O Saeb (agora Aneb), teste bienal do MEC que mede a qualidade da educação da 4ª, 8ª e 11ª séries, mostra não apenas a situação desesperadora de nosso ensino – na 4ª série, por exemplo, 55% do alunado estava em situação crítica ou muito crítica na área de leitura e só 5% tinham desempenho adequado – mas o que é pior: desde a primeira edição, em 1995, os resultados médios só caem, tanto em português quanto em matemática (afora uma pequena subida em 2003, mas dentro da margem de erro).

O resultado é um aluno que sai do ciclo inicial sem a menor condição de progredir na vida escolar. Mesmo que entenda aquilo que lhe for ensinado, não terá domínio suficiente da linguagem para exprimi-lo em uma prova. Assim, o retrato típico do nosso aluno é alguém que vai repetindo o ano, progredindo aos trancos e barrancos. Aos 14 anos de idade, por exemplo, praticamente dois terços dos alunos estão defasados, cursando uma série destinada a pessoas de menor idade.

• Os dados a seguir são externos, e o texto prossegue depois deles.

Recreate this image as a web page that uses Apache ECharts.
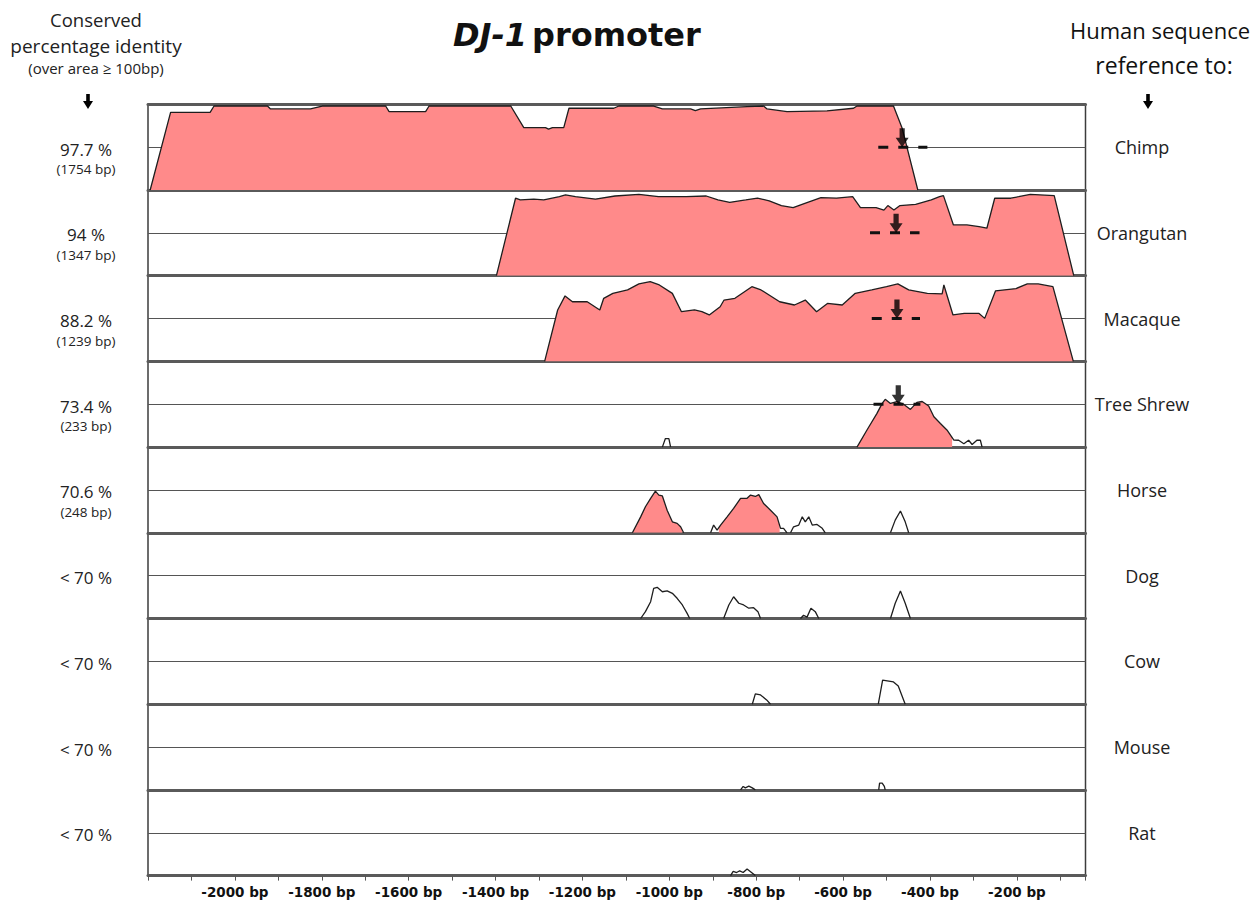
<!DOCTYPE html>
<html>
<head>
<meta charset="utf-8">
<script src="https://cdn.jsdelivr.net/npm/echarts@6/dist/echarts.min.js"></script>
<style>
html,body{margin:0;padding:0;background:#fff;}
#chart{width:1255px;height:903px;}
</style>
</head>
<body>
<div id="chart"></div>
<script>
// ---------------- DATA ----------------
const species = ['Chimp','Orangutan','Macaque','Tree Shrew','Horse','Dog','Cow','Mouse','Rat'];
const identityLabels = ['97.7 %','94 %','88.2 %','73.4 %','70.6 %','< 70 %','< 70 %','< 70 %','< 70 %'];
const lengthLabels = ['(1754 bp)','(1347 bp)','(1239 bp)','(233 bp)','(248 bp)','','','',''];
const tickLabels = [-2000,-1800,-1600,-1400,-1200,-1000,-800,-600,-400,-200];

// conservation profiles: [position (bp), % identity]
const chimp = [[-2195,50],[-2148,95.3],[-2057,95.3],[-2048,99],[-1925,99],[-1918,97.3],[-1826,97.3],[-1799,99],[-1653,99],[-1645,95.7],[-1561,95.7],[-1553,99],[-1365,99],[-1335,86.4],[-1285,86.4],[-1278,85.5],[-1269,86.4],[-1243,86.4],[-1231,97.7],[-1128,97.7],[-1116,99],[-1036,99],[-1016,97.3],[-951,97.3],[-940,96.3],[-928,97.3],[-821,98.6],[-783,99],[-775,97.3],[-729,95.7],[-637,96.2],[-576,97.7],[-568,99],[-484,99],[-464,86],[-428,50]];
const orangutan = [[-1398,50],[-1354,95.2],[-1343,94.2],[-1312,94.7],[-1289,94.2],[-1253,96.1],[-1239,97.1],[-1216,96.1],[-1170,94.7],[-1125,96.5],[-1070,97.5],[-1025,96.1],[-961,96.1],[-915,96.5],[-888,94.2],[-861,92.8],[-824,94.2],[-797,95.3],[-770,93.7],[-742,90.9],[-715,89.7],[-688,92.2],[-651,95.5],[-615,95.3],[-578,96.1],[-560,89.7],[-524,89.7],[-506,88.3],[-497,90.9],[-483,88.3],[-469,90.9],[-433,91.6],[-397,94.2],[-378,96.1],[-369,96.7],[-346,79.6],[-315,79.6],[-287,78.6],[-269,77.7],[-251,95.2],[-214,95.2],[-196,96.1],[-169,97.5],[-114,96.7],[-69,50]];
const macaque = [[-1287,50],[-1257,80],[-1240,88.2],[-1223,84.8],[-1189,84.8],[-1160,80],[-1151,86.8],[-1130,89.7],[-1096,91.7],[-1070,95.2],[-1044,96.5],[-1023,94.6],[-993,89.7],[-972,79],[-942,80],[-925,79],[-908,77.1],[-883,81.9],[-874,85.8],[-849,86.8],[-810,93.6],[-789,91.7],[-746,84.8],[-712,82.9],[-687,85.8],[-661,79],[-636,83.8],[-602,82.9],[-572,89.7],[-534,91.7],[-500,93.6],[-474,95.2],[-449,91.7],[-406,89.7],[-372,89.4],[-368,94.6],[-347,77.1],[-321,78],[-287,78],[-274,75.1],[-249,91.2],[-202,92.5],[-176,95.2],[-151,95.2],[-117,93.6],[-70,50]];
const treeShrew = [[-1016,50],[-1009,55],[-1001,55],[-997,50],[-568,50],[-545,60],[-522,69.7],[-510,75.5],[-503,77.9],[-491,75.5],[-476,76.6],[-460,74.9],[-445,72],[-430,76.1],[-418,76.6],[-403,74],[-391,67.7],[-376,63.8],[-361,60],[-345,54.1],[-334,54],[-322,52],[-311,54],[-303,51.5],[-292,54],[-284,54],[-280,50]];
const horse = [[-1085,50],[-1066,59.3],[-1055,65.2],[-1043,70.1],[-1032,74.3],[-1024,72],[-1016,71.5],[-1005,63.2],[-993,56.4],[-982,55.5],[-974,53.5],[-967,50],[-905,50],[-898,54.5],[-890,51.5],[-882,54.5],[-867,59.3],[-852,64.2],[-836,70.1],[-821,70.1],[-813,72],[-802,71.2],[-794,72.3],[-783,67.1],[-767,63.2],[-752,59.3],[-744,52.6],[-737,52.6],[-729,50],[-721,50],[-714,53.5],[-702,54.5],[-694,59.3],[-687,56.4],[-679,59.3],[-671,54.5],[-660,54.9],[-648,52.6],[-641,50],[-491,50],[-480,57.4],[-468,62.7],[-457,56.4],[-449,50]];
const dog = [[-1066,50],[-1055,54],[-1043,59.8],[-1036,67.6],[-1028,68.2],[-1016,65.6],[-1005,66.1],[-993,64.7],[-982,61.8],[-970,57.9],[-959,53],[-953,50],[-875,50],[-863,57.9],[-852,62.7],[-840,58.9],[-829,57.9],[-817,56],[-806,56.3],[-796,54],[-790,50],[-698,50],[-691,51.9],[-683,50.8],[-674,56],[-664,54],[-656,50],[-491,50],[-480,58.9],[-468,66],[-457,58.9],[-445,50]];
const cow = [[-809,50],[-802,56],[-790,55.4],[-776,52.5],[-767,50],[-519,50],[-509,64.1],[-484,63],[-473,60.6],[-457,50]];
const mouse = [[-836,50],[-830,52],[-825,51.2],[-817,52.2],[-809,51.2],[-802,50],[-518,50],[-516,54],[-510,54],[-505,52],[-503,50]];
const rat = [[-859,50],[-853,52.5],[-845,51.8],[-838,52.8],[-830,51.8],[-821,53.9],[-813,52.3],[-802,50]];

// regions of conserved sequence (filled)
const chimpFill = [[-2195,-428]];
const orangutanFill = [[-1398,-69]];
const macaqueFill = [[-1287,-70]];
const treeShrewFill = [[-568,-349]];
const horseFill = [[-1085,-970],[-886,-746]];

// marked site (arrow + dashed bar) per species
const arrowBp = [-464,-478,-476,-473,null,null,null,null,null];
const dashStart = [-519,-538,-534,-530,null,null,null,null,null];
const dashEnd = [-406,-424,-423,-422,null,null,null,null,null];

const curves = [chimp, orangutan, macaque, treeShrew, horse, dog, cow, mouse, rat];
const fills = [chimpFill, orangutanFill, macaqueFill, treeShrewFill, horseFill, [], [], [], []];

// ---------------- LAYOUT ----------------
const XMIN = -2200, XMAX = -42;
const GRID_LEFT = 148, GRID_W = 937.5, TOP0 = 104.3, PANEL_H = 85.7;
const FILL_COLOR = '#FF8A8A';
const TXT_FONT = '"Open Sans", "DejaVu Sans", sans-serif';

function interp(pts, x) {
  for (let k = 0; k < pts.length - 1; k++) {
    const a = pts[k], b = pts[k+1];
    if (x >= a[0] && x <= b[0]) {
      if (b[0] === a[0]) return a[1];
      return a[1] + (b[1]-a[1]) * (x-a[0])/(b[0]-a[0]);
    }
  }
  return 50;
}
function clip(pts, a, b) {
  const out = [[a, interp(pts, a)]];
  pts.forEach(p => { if (p[0] > a && p[0] < b) out.push(p); });
  out.push([b, interp(pts, b)]);
  return out;
}
// break the outline where it runs along the baseline between peaks
function withGaps(pts) {
  const out = [];
  pts.forEach((p, k) => {
    if (k > 0 && pts[k-1][1] === 50 && p[1] === 50) out.push([(pts[k-1][0] + p[0]) / 2, null]);
    out.push(p);
  });
  return out;
}

const grids = [], xAxes = [], yAxes = [], series = [], graphics = [];
for (let i = 0; i < 9; i++) {
  const top = TOP0 + i * PANEL_H;
  grids.push({left: GRID_LEFT, width: GRID_W, top: top, height: PANEL_H, show: true,
    borderColor: '#3c3c3c', borderWidth: 1.5, backgroundColor: '#fff'});
  xAxes.push({gridIndex: i, type: 'value', min: XMIN, max: XMAX, interval: 100, position: 'bottom',
    axisLine: {show: true, onZero: false, lineStyle: {color: '#5a5a5a', width: 3}},
    axisTick: {show: i === 8, length: 5, lineStyle: {color: '#555', width: 1}},
    axisLabel: {show: i === 8, margin: 9, color: '#111', fontFamily: '"DejaVu Sans", sans-serif', fontWeight: 'bold', fontSize: 13.5,
      formatter: v => tickLabels.indexOf(v) >= 0 ? v + ' bp' : ''},
    splitLine: {show: false}});
  yAxes.push({gridIndex: i, type: 'value', min: 50, max: 100, interval: 25,
    axisLine: {show: false}, axisTick: {show: false}, axisLabel: {show: false},
    splitLine: {show: true, showMinLine: false, showMaxLine: false, lineStyle: {color: '#555', width: 1}}});

  fills[i].forEach(r => {
    series.push({type: 'line', xAxisIndex: i, yAxisIndex: i, data: clip(curves[i], r[0], r[1]),
      showSymbol: false, silent: true, z: 1, lineStyle: {width: 0, color: FILL_COLOR},
      areaStyle: {color: FILL_COLOR, opacity: 1}});
  });
  series.push({type: 'line', xAxisIndex: i, yAxisIndex: i, data: withGaps(curves[i]), showSymbol: false, silent: true, z: 2,
    connectNulls: false, lineStyle: {color: '#1e1e1e', width: 1.3}});
  if (arrowBp[i] !== null) {
    series.push({type: 'line', xAxisIndex: i, yAxisIndex: i, data: [[dashStart[i], 75], [dashEnd[i], 75]],
      showSymbol: false, silent: true, z: 3, lineStyle: {color: '#111', width: 3, type: [10, 10]}});
    series.push({type: 'scatter', xAxisIndex: i, yAxisIndex: i, data: [[arrowBp[i], 75]], silent: true, z: 4,
      symbol: 'path://M3,0 L7,0 L7,9 L10,9 L5,18 L0,9 L3,9 Z', symbolSize: [13, 19], symbolOffset: [0, -9.5],
      itemStyle: {color: '#000'}});
  }
  const mid = top + PANEL_H / 2;
  graphics.push({type: 'text', x: 86, y: mid + 2, style: {text: identityLabels[i], font: '17px ' + TXT_FONT,
    fill: '#222', textAlign: 'center', textVerticalAlign: 'middle'}});
  if (lengthLabels[i]) graphics.push({type: 'text', x: 86, y: mid + 22, style: {text: lengthLabels[i], font: '13.5px ' + TXT_FONT,
    fill: '#222', textAlign: 'center', textVerticalAlign: 'middle'}});
  graphics.push({type: 'text', x: 1142, y: mid, style: {text: species[i], font: '18px ' + TXT_FONT,
    fill: '#222', textAlign: 'center', textVerticalAlign: 'middle'}});
}
// top border of first panel
xAxes.push({gridIndex: 0, type: 'value', min: XMIN, max: XMAX, interval: 100, position: 'top',
  axisLine: {show: true, onZero: false, lineStyle: {color: '#5a5a5a', width: 3}},
  axisTick: {show: false}, axisLabel: {show: false}, splitLine: {show: false}});

// headers
graphics.push({type: 'text', x: 96, y: 19, style: {text: 'Conserved', font: '18.5px ' + TXT_FONT, fill: '#222', textAlign: 'center', textVerticalAlign: 'middle'}});
graphics.push({type: 'text', x: 96, y: 46, style: {text: 'percentage identity', font: '19px ' + TXT_FONT, fill: '#222', textAlign: 'center', textVerticalAlign: 'middle'}});
graphics.push({type: 'text', x: 96, y: 68, style: {text: '(over area \u2265 100bp)', font: '15px ' + TXT_FONT, fill: '#222', textAlign: 'center', textVerticalAlign: 'middle'}});
graphics.push({type: 'text', x: 1160, y: 30, style: {text: 'Human sequence', font: '22px ' + TXT_FONT, fill: '#111', textAlign: 'center', textVerticalAlign: 'middle'}});
graphics.push({type: 'text', x: 1164, y: 65, style: {text: 'reference to:', font: '23px ' + TXT_FONT, fill: '#111', textAlign: 'center', textVerticalAlign: 'middle'}});
function arrowPts(cx, y0) {
  return [[cx-1.8,y0],[cx+1.8,y0],[cx+1.8,y0+7],[cx+5,y0+7],[cx,y0+15],[cx-5,y0+7],[cx-1.8,y0+7]];
}
graphics.push({type: 'polygon', shape: {points: arrowPts(88, 94)}, style: {fill: '#000'}});
graphics.push({type: 'polygon', shape: {points: arrowPts(1148, 94)}, style: {fill: '#000'}});

const chart = echarts.init(document.getElementById('chart'), null, {renderer: 'svg'});
chart.setOption({
  animation: false,
  backgroundColor: '#fff',
  title: {text: '{a|DJ-1} {b|promoter}', left: 448, top: 14,
    textStyle: {rich: {
      a: {fontFamily: '"DejaVu Sans", sans-serif', fontWeight: 'bold', fontStyle: 'italic', fontSize: 32, color: '#111'},
      b: {fontFamily: '"DejaVu Sans", sans-serif', fontWeight: 'bold', fontSize: 32, color: '#111'}}}},
  grid: grids, xAxis: xAxes, yAxis: yAxes, series: series, graphic: graphics
});
</script>
</body>
</html>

Aqueles que chegam ao ensino médio (o antigo 2º grau) são poucos. Apesar da peneira do sistema – temos 5,7 milhões de alunos na 1ª série do ensino fundamental e só 2,4 milhões na última série do ensino médio –, mesmo os que ficam têm desempenho muito fraco.

Em sua última edição, o teste Pisa, da OCDE, testou jovens de 15 anos de quarenta países. O Brasil ficou em posição de destaque, ainda que não pelos motivos desejados: amargamos o último lugar em matemática, o penúltimo em ciências e o 37º em leitura.

Com essa qualidade sofrível, a educação brasileira deixa de ser o magnífico investimento que ela é em quase todo o mundo em todas as épocas e passa a ser um fardo para o aluno. Vale mais a pena ir trabalhar do que gastar horas e anos em aulas nas quais se aprende quase nada. O resultado é inescapável: abandono.

Aos poucos bravos que ainda terminam o ensino básico, apresenta-se a derradeira armadilha: aqueles que não têm dinheiro não conseguem entrar nas universidades privadas por falta de recursos, apesar da ociosidade de vagas dessas instituições. Tampouco conseguem penetrar nos cursos concorridos e de maior prestígio no mercado de trabalho das universidades estatais, porque a quantidade risível de vagas oferecidas nessas instituições acaba sendo preenchida por quem possui dinheiro suficiente para arcar com os melhores colégios e cursinhos. O pobre fica de fora e o rico estuda de graça, custeado pelos impostos que recaem desproporcionalmente sobre aqueles de baixa renda. Assim se perpetuam as nossas desigualdades.

Todo o acúmulo de erros e descasos da nossa educação culmina em um sistema de ensino superior raquítico, talhado para muito poucos. Enquanto nossa taxa de matrícula nesse nível patina em 20%, ela bate na casa dos 90% em países como Coréia e Finlândia, está acima dos 60% em vários países europeus e mesmo entre os nossos vizinhos já se encontra algumas ordens de grandeza mais adiante: 61% na Argentina, 43% no Chile, 39% na Venezuela, 32% no Peru!

O círculo se fecha: nossa taxa de analfabetismo funcional é semelhante à taxa de matrícula universitária dos países desenvolvidos. Temos de iletrados aquilo que outros países estão formando em bacharéis. Como escreveu Claudio de Moura Castro com a acuidade de sempre, precisamos de uma crise. Estamos nela até o pescoço, ainda que não nos demos conta.

Neste espaço, nos próximos meses me proponho a explicar:

1) como chegamos a esse estágio falimentar na educação;

2) por que colocar seu filho em uma escola particular não resolve o problema;

3) por que a maioria dos fatores usualmente apontados como grandes responsáveis por nossas deficiências não passa de mitos;

4) que impacto a crise educacional tem sobre as possibilidades de desenvolvimento do país e o que pode ser feito, concretamente, para que possamos resolver esse quadro lastimável.